§ **WRITTEN TASK**: Images excluded, repeat each entry below exactly.
.....
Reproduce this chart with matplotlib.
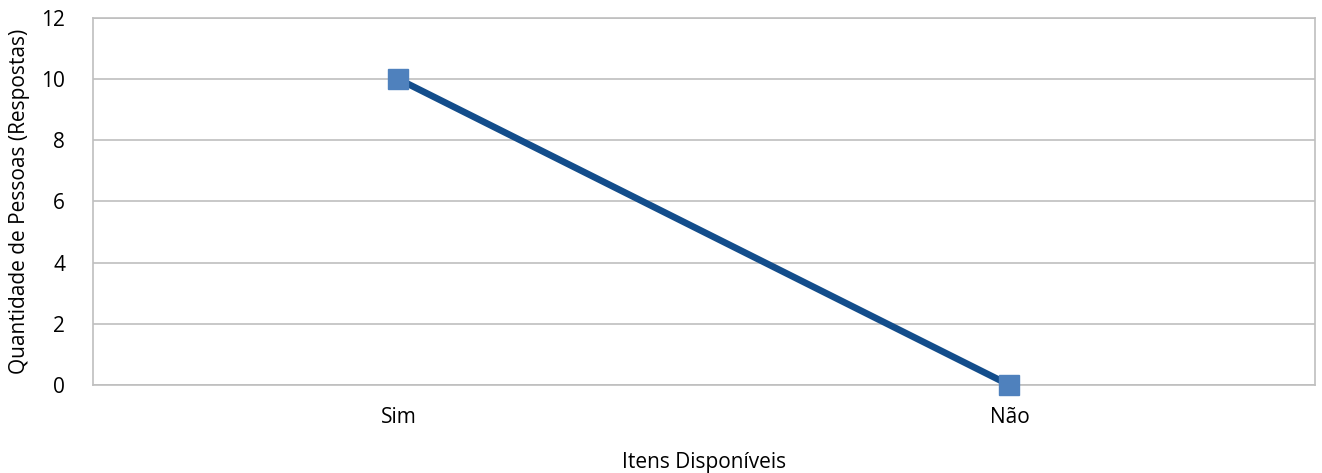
import matplotlib.pyplot as plt

categorias = ["Sim", "Não"]
respostas = [10, 0]
yticks = [0, 2, 4, 6, 8, 10, 12]

plt.rcParams['font.family'] = ['Open Sans', 'DejaVu Sans']

fig = plt.figure(figsize=(13.22, 4.73), dpi=100)
ax = fig.add_axes([0.0703, 0.186, 0.9244, 0.776])

x = range(len(categorias))
ax.plot(x, respostas, color="#134D8B", linewidth=4.8, zorder=3)
ax.plot(x, respostas, linestyle="none", marker="s", markersize=14.5,
        markerfacecolor="#4F81BD", markeredgecolor="#4F81BD", zorder=4, clip_on=False)

ax.set_xlim(-0.5, 1.5)
ax.set_ylim(0, 12)
ax.set_yticks(yticks)
ax.set_xticks(list(x))
ax.set_xticklabels(categorias)
ax.tick_params(axis="both", length=0, labelsize=15)
ax.tick_params(axis="x", pad=16)
ax.tick_params(axis="y", pad=20)
ax.grid(axis="y", color="#BFBFBF", linewidth=1.2)
ax.set_axisbelow(True)
for s in ax.spines.values():
    s.set_color("#BFBFBF")
    s.set_linewidth(1.2)

ax.set_xlabel("Itens Disponíveis", fontsize=15, labelpad=17)
ax.set_ylabel("Quantidade de Pessoas (Respostas)", fontsize=15, labelpad=8)

fig.savefig("out.png", dpi=100)
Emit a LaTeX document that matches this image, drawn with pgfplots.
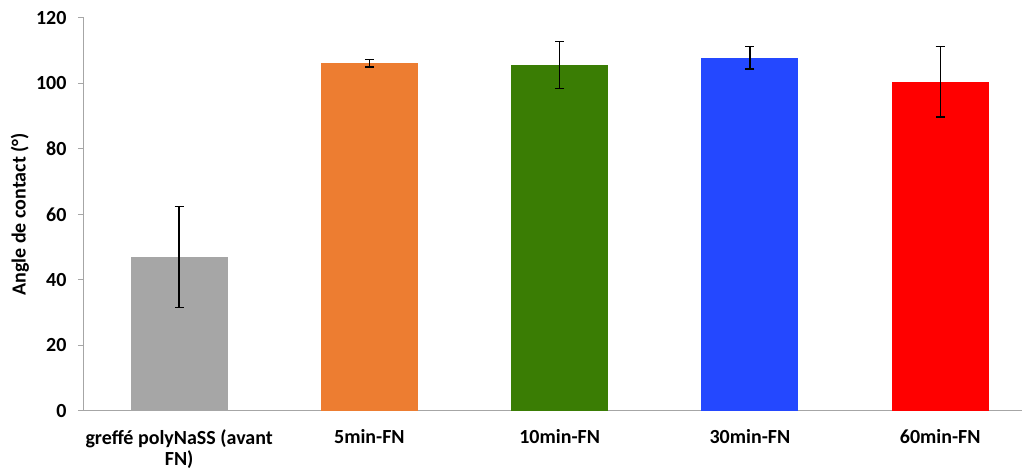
.....
§ **FULL ANSWER**:
Reproduce this chart with matplotlib.
import matplotlib.pyplot as plt

categorias = ["Sim", "Não"]
respostas = [10, 0]
yticks = [0, 2, 4, 6, 8, 10, 12]

plt.rcParams['font.family'] = ['Open Sans', 'DejaVu Sans']

fig = plt.figure(figsize=(13.22, 4.73), dpi=100)
ax = fig.add_axes([0.0703, 0.186, 0.9244, 0.776])

x = range(len(categorias))
ax.plot(x, respostas, color="#134D8B", linewidth=4.8, zorder=3)
ax.plot(x, respostas, linestyle="none", marker="s", markersize=14.5,
        markerfacecolor="#4F81BD", markeredgecolor="#4F81BD", zorder=4, clip_on=False)

ax.set_xlim(-0.5, 1.5)
ax.set_ylim(0, 12)
ax.set_yticks(yticks)
ax.set_xticks(list(x))
ax.set_xticklabels(categorias)
ax.tick_params(axis="both", length=0, labelsize=15)
ax.tick_params(axis="x", pad=16)
ax.tick_params(axis="y", pad=20)
ax.grid(axis="y", color="#BFBFBF", linewidth=1.2)
ax.set_axisbelow(True)
for s in ax.spines.values():
    s.set_color("#BFBFBF")
    s.set_linewidth(1.2)

ax.set_xlabel("Itens Disponíveis", fontsize=15, labelpad=17)
ax.set_ylabel("Quantidade de Pessoas (Respostas)", fontsize=15, labelpad=8)

fig.savefig("out.png", dpi=100)
Emit a LaTeX document that matches this image, drawn with pgfplots.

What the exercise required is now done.